Sir, it is now several years since I took care to make my opinion known, that this government has, constitutionally, nothing to do with slavery, as it exists in the States. That opinion is entirely unchanged. I stand steadily by the resolution of the House of Representatives, adopted, after much consideration, at the commencement of the government, which was, that Congress has no authority to interfere in the emancipation of slaves, or in the treatment of them, within any of the States; it remaining with the several States alone to provide any regulations therein, which humanity and true policy may require. This, in my opinion, is the Constitution and the law. I feel bound by it. I have quoted the resolution often. It expresses the judgment of men of all parts of the country, deliberately and coolly formed; and it expresses my judgment, and I shall adhere to it. But this has nothing to do with the other constitutional question; that is to say, the mere constitutional question whether Congress has the power to regulate slavery and the slave trade in the District of Columbia.

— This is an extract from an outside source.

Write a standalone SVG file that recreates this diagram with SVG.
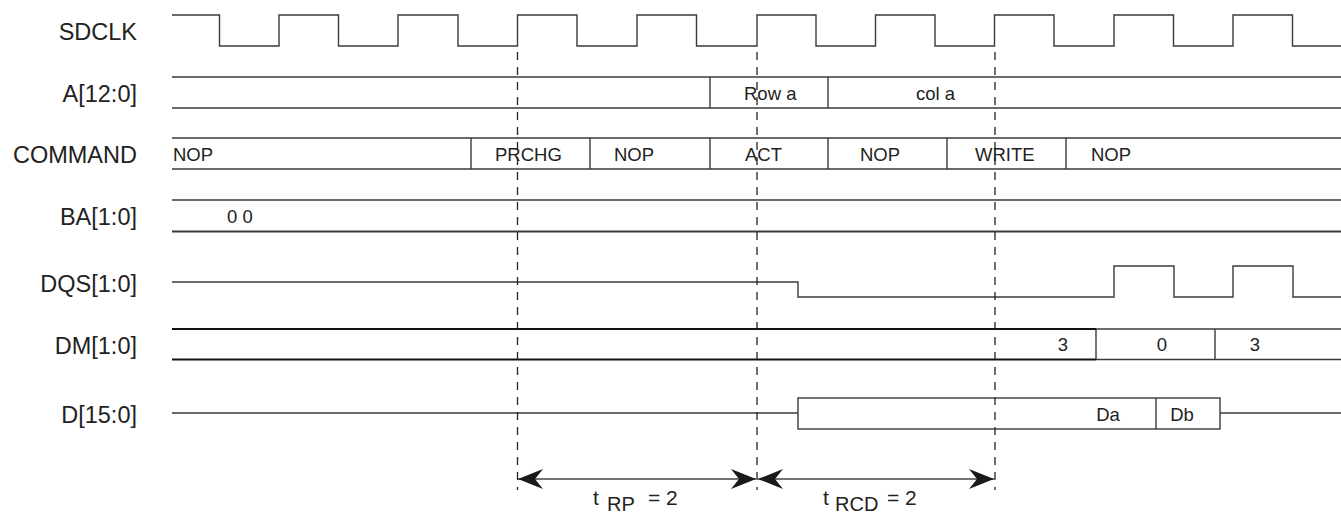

On such a question, Sir, when I am asked what the Constitution is, or whether any power granted by it has been compromised away, or, indeed, could be compromised away, I must express my honest opinion, and always shall express it, if I say any thing, notwithstanding it may not meet concurrence either in the South, or the North, or the East, or the West. I cannot express by my vote what I do not believe. The gentleman has chosen to bring that subject into this debate, with which it has no concern; but he may make the most of it, if he thinks he can produce unfavorable impressions against me at the South from my negative to his fifth resolution. As to the rest of them, they were commonplaces, generally, or abstractions; in regard to which, one may well feel himself not called on to vote at all.